Theoretical context — dynamic dark energy and cosmological anomalies (2025)

Heydenreich2025_DynDE — arXiv:2508.05746 (2025) · ~5 cites

Method: theoretical prediction for w0waCDM vs ΛCDM; lensing efficiency kernels

This theoretical paper assessed whether the dynamic dark energy preferred by DESI DR1 (w0waCDM with w0 < -1 near z = 0) can simultaneously explain three observational anomalies: the S8 tension, the “lensing is low” effect, and the strong baryon feedback inferred from lensing. In w0waCDM, galaxy-galaxy lensing is suppressed by up to 7% relative to ΛCDM, cosmic shear by 14%, and the tSZ signal is increased by ~15%. Dynamic dark energy can therefore partially explain the S8 tension and the lensing amplitude deficit, but cannot account for the strong baryon feedback anomaly — which must therefore reflect either physics beyond gravity or remaining systematics. The paper identifies z < 0.5 lensing (i.e., BGS-scale measurements) as particularly sensitive to deviations from ΛCDM expansion history, motivating precision BGS lensing measurements as a test of dark energy.

Cosmic shear

See Cosmic Shear for the full catalogue of 10 cosmic shear measurements (CFHTLenS, KiDS-450, KiDS-1000, DES Y1/Y3, HSC Y1/Y3) including S8 constraints and shear estimator details.
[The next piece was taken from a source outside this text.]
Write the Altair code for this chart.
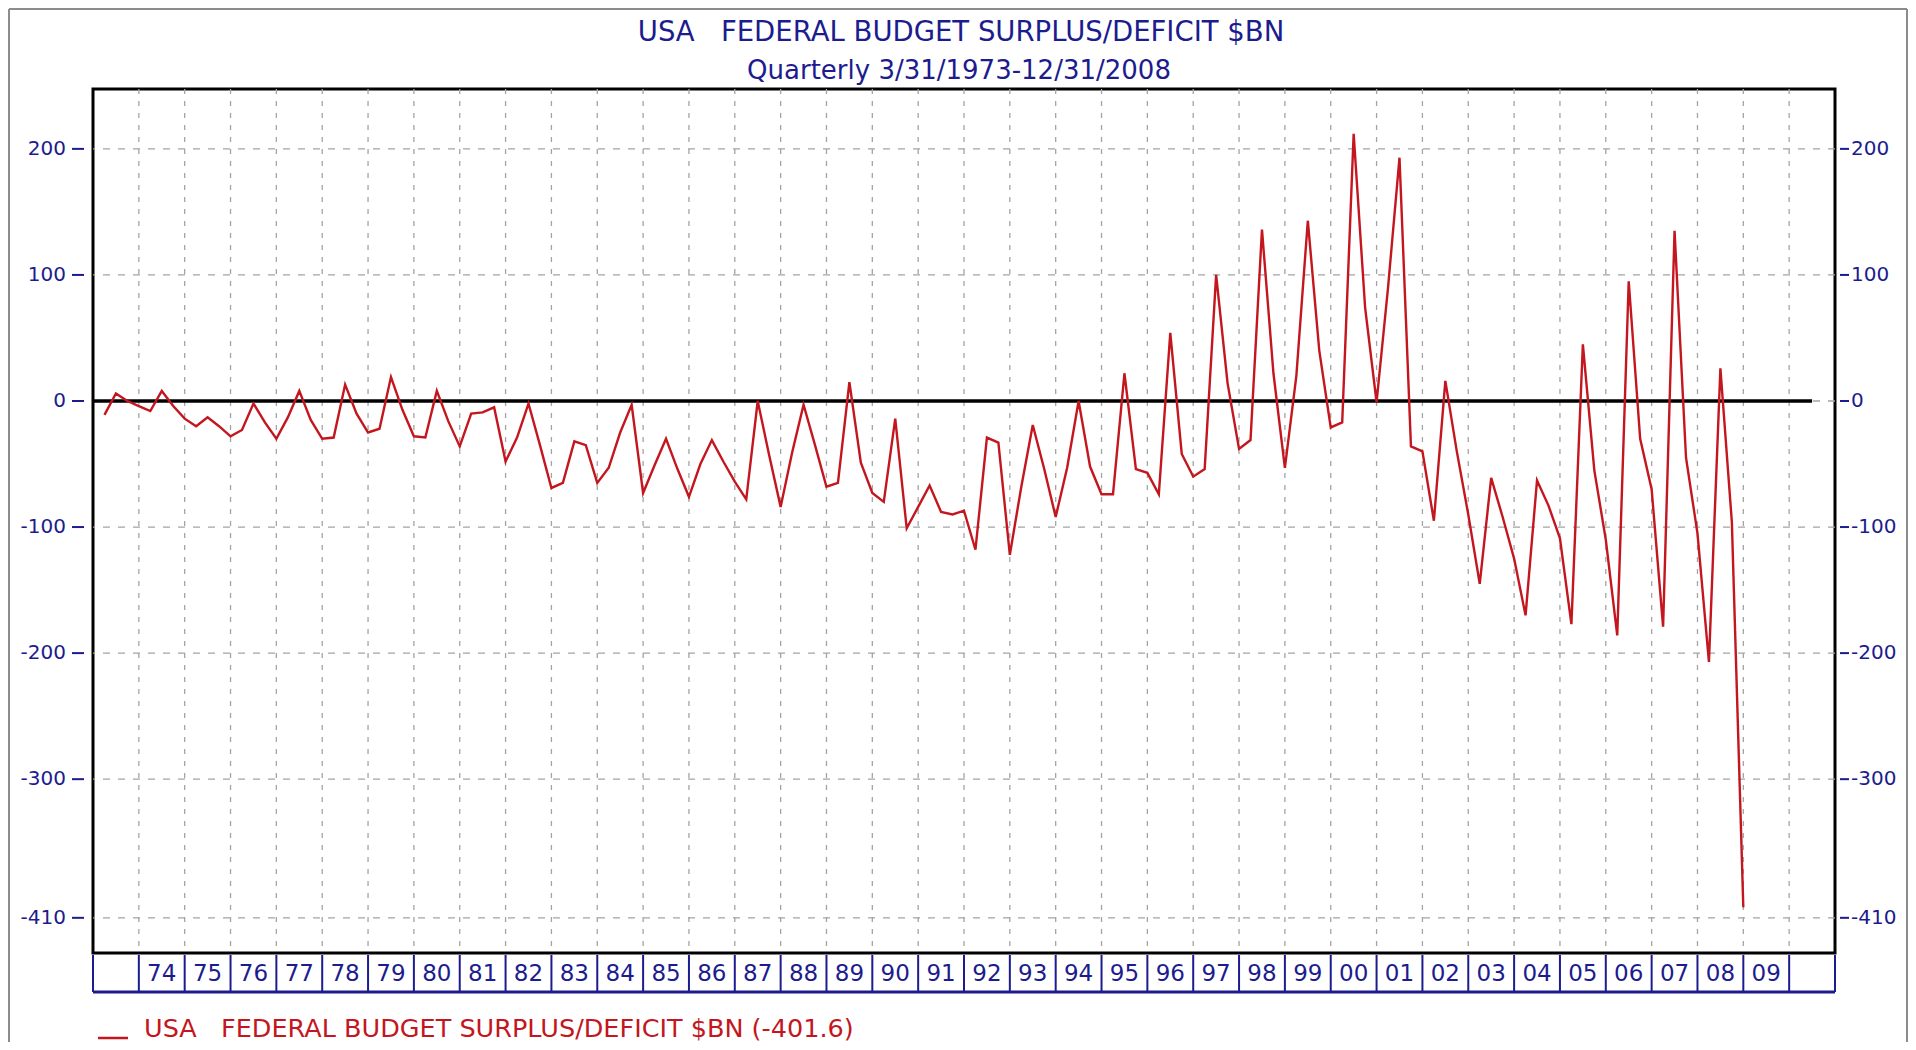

The HSC Y3 cosmic shear paper (Li+2023, Li2023_HSC_Y3 in cosmic_shear/) is the companion to Miyatake+2023 above — both use the same 416 deg² HSC Y3 source catalog and together form the HSC Year 3 weak lensing cosmology suite.

The KiDS-1000 entries (Heymans2021_KiDS1000, Asgari2021_KiDS1000) calibrate the lensfit multiplicative bias applied in the KiDS + GAMA galaxy-galaxy lensing measurements above.